Is RBNZ Governor Wheeler shedding his dovish feathers and donning hawkish ones?
Lemme give you a breakdown of the recent RBNZ statement!
Market watchers weren’t shocked to find out that the RBNZ decided to keep monetary policy unchanged by maintaining interest rates at 2.50% in their September rate decision.
As expected, RBNZ head Wheeler also made a few quips about exchange rates, as he pointed out that the Kiwi is trading at relatively high levels and that currency depreciation could be good for their exports.
With the recent developments in New Zealand’s economy and the rise in commodity prices, it was also no surprise that the RBNZ gave a relatively upbeat economic outlook.
Wheeler noted that spending was picking up, spurred mostly by the ongoing recovery in the housing sector.
Jaws dropped when Wheeler jumped on the forward guidance bandwagon and declared that interest rate hikes will “likely be required” next year.
This was enough to get analysts buzzing about a potential RBNZ rate hike as early as March or April 2014!Wheeler clarified that potential rate changes will depend on the performance of the housing market and construction sector, as this is expected to boost inflation and overall economic activity.
Not surprisingly, NZD/USD shot up at Wheeler’s announcement. NZD/USD jumped by 51 pips in the early Asian session and staged a convincing break above the .8100 major psychological handle.

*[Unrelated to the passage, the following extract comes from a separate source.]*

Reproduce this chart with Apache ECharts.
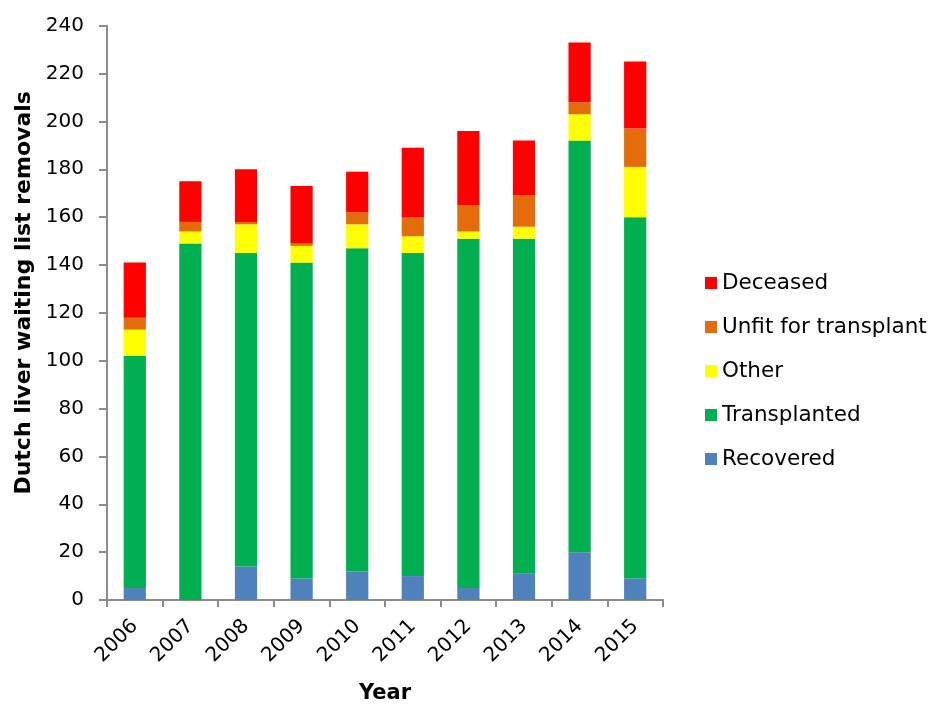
<!DOCTYPE html>
<html>
<head>
<meta charset="utf-8">
<script src="https://cdn.jsdelivr.net/npm/echarts@6/dist/echarts.min.js"></script>
<style>html,body{margin:0;padding:0;background:#fff;}#c{width:934px;height:705px;}</style>
</head>
<body>
<div id="c"></div>
<script>
const years = ['2006','2007','2008','2009','2010','2011','2012','2013','2014','2015'];
const recovered    = [5, 0, 14, 9, 12, 10, 5, 11, 20, 9];
const transplanted = [97, 149, 131, 132, 135, 135, 146, 140, 172, 151];
const other        = [11, 5, 12, 7, 10, 7, 3, 5, 11, 21];
const unfit        = [5, 4, 1, 1, 5, 8, 11, 13, 5, 16];
const deceased     = [23, 17, 22, 24, 17, 29, 31, 23, 25, 28];
const yTicks = [0, 20, 40, 60, 80, 100, 120, 140, 160, 180, 200, 220, 240];

const FONT = 'DejaVu Sans';
const axisColor = '#8c8c8c';
function ser(name, data, color) {
  return { name, type: 'bar', stack: 'total', data, barWidth: '40%',
    itemStyle: { color }, emphasis: { disabled: true } };
}
const chart = echarts.init(document.getElementById('c'));
chart.setOption({
  animation: false,
  textStyle: { fontFamily: FONT },
  grid: { left: 107, right: 271, top: 25.7, bottom: 105, containLabel: false, outerBoundsMode: 'none' },
  legend: {
    orient: 'vertical', left: 700, top: 267,
    itemWidth: 12, itemHeight: 12, itemGap: 22,
    icon: 'rect',
    textStyle: { fontFamily: FONT, fontSize: 21.5, color: '#000' },
    data: ['Deceased', 'Unfit for transplant', 'Other', 'Transplanted', 'Recovered']
  },
  xAxis: {
    type: 'category', data: years,
    name: 'Year', nameLocation: 'middle', nameGap: 83,
    nameTextStyle: { fontFamily: FONT, fontSize: 21, fontWeight: 'bold', color: '#000' },
    axisLine: { lineStyle: { color: axisColor, width: 2 } },
    axisTick: { show: true, length: 7, lineStyle: { color: axisColor, width: 2 } },
    axisLabel: { rotate: 45, fontSize: 20, color: '#000', fontFamily: FONT, margin: 23 }
  },
  yAxis: {
    type: 'value', min: yTicks[0], max: yTicks[yTicks.length - 1], interval: 20,
    name: 'Dutch liver waiting list removals', nameLocation: 'middle', nameGap: 68,
    nameTextStyle: { fontFamily: FONT, fontSize: 22, fontWeight: 'bold', color: '#000', padding: [0, 0, 0, 40] },
    axisLine: { show: true, lineStyle: { color: axisColor, width: 2 } },
    axisTick: { show: true, length: 8, lineStyle: { color: axisColor, width: 2 } },
    axisLabel: { fontSize: 20, color: '#000', fontFamily: FONT, margin: 23 },
    splitLine: { show: false }
  },
  series: [
    ser('Recovered', recovered, '#4F81BD'),
    ser('Transplanted', transplanted, '#00B050'),
    ser('Other', other, '#FFFF00'),
    ser('Unfit for transplant', unfit, '#E46C0A'),
    ser('Deceased', deceased, '#FF0000')
  ]
});
</script>
</body>
</html>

In fact, it’s trading near its intraday highs despite the risk aversion gripping the markets today!
For now, the stars seem to be lined up in favor of a bullish NZD/USD position. Remember that the comdoll has also been receiving support from China’s better-than-expected reports as well as improvements in risk appetite.
With a hawkish RBNZ having its back, it also won’t be surprising if the Kiwi also stages significant gains versus currencies whose central banks favor more easing (ex: ECB, BOJ).
Of course, let’s not forget that the Kiwi is still one of the best bets for a positive carry trade among the major currencies!